Scott’s document also committed to banning gender-affirming health care for trans teens and said that the Republican party would implement a blanket ban on trans women from competing in women’s sports.
Seeing that, I sat down to write a piece explaining the various issues at hand, laying out why these policies would hurt trans people (as well as the ways they could be used to hurt people who aren’t trans), and why it’s important to oppose them. And then…
The next day, Texas Governor Greg Abbott directed the state’s Department of Family and Protective Services to investigate parents of trans teens for “child abuse,” defining abuse as not only allowing minors to access transition-related surgeries (which typically aren’t performed for people under the age of 18, anyway), but also for providing puberty-blocking drugs (which have been used for kids, trans and not, for a long time). This effectively forces trans teens to undergo what I can only describe as the straight-up body horror that is incorrect puberty.


Additionally, Abbott instructed teachers, doctors, and caregivers to report trans students they see to DFPS. This is a horrific policy that goes against what every legitimate medical organization has said.

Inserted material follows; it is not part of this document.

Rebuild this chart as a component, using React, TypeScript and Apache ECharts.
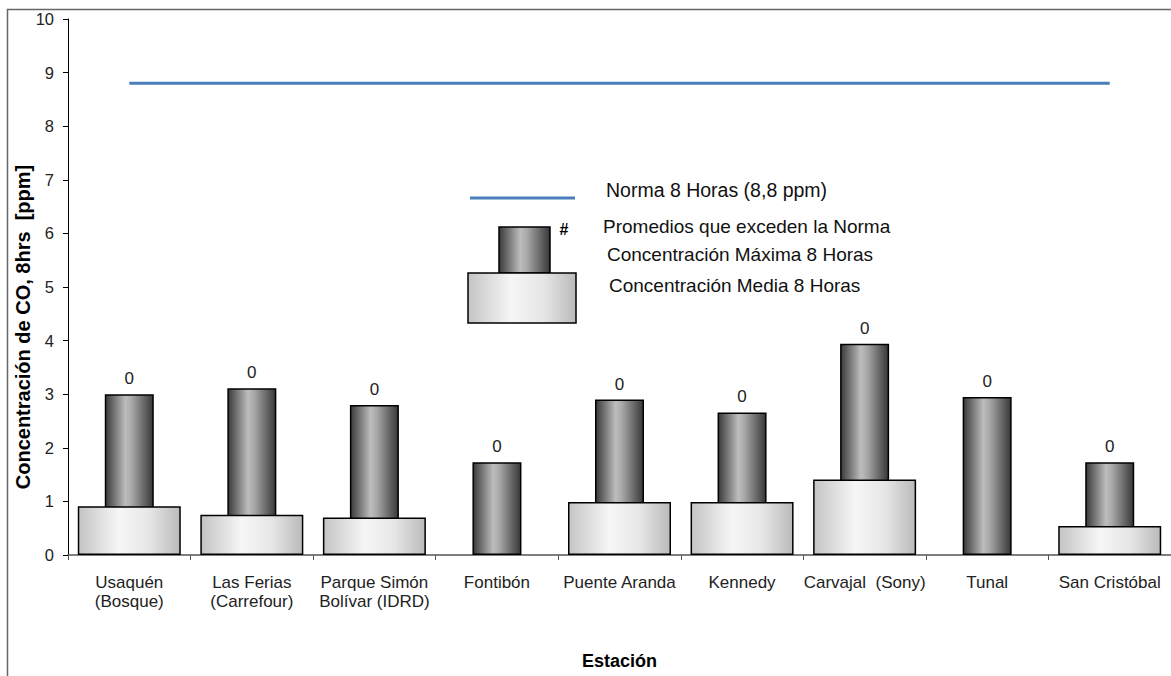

So, I scrapped the earlier piece I was working on and then… Russia invades Ukraine, which should have at the very least allowed for a single day where trans people weren’t the focus of attention. Somehow, the right managed to turn a foreign conflict that doesn’t directly involve the U.S. into an opportunity to rage about trans people and “pronouns,” which has essentially become as much of a buzzword as “woke” these days.
And just… at that point I decided to take a deep breath, commit to writing this brief overview, and then putting my energy into putting out some thoughtful posts for next week on this topic.
So, with that, I want to wish every one of you a pleasant, positive, and refreshing weekend. Next week will be better. I hope.
When raging about “pronouns,” conservatives frame this as an argument about not wanting to learn some lengthy list of bespoke individual pronouns, but are usually just about not wanting to call trans women “she” and trans men “he.” It’s not an argument about pronouns, themselves, but about degrading and dehumanizing trans people.
I know it is a cliche, but "It gets better" I live in the reddest part of Florida and am disgusted by our current and most recent former governors. This state is not a Disney happy horsehit playground for anyone who isn't straight, white, or in any sense liberal. Maybe next week will be better for all of us. It will be March (madness) and Mardi Gras!
Thank you for that thoughtful recap. And you're right, it was a crazy week and it's left me very angry. I don't understand how these idiots always seem to dictate the discussion and we're left having to react. How do we take control of the conversation?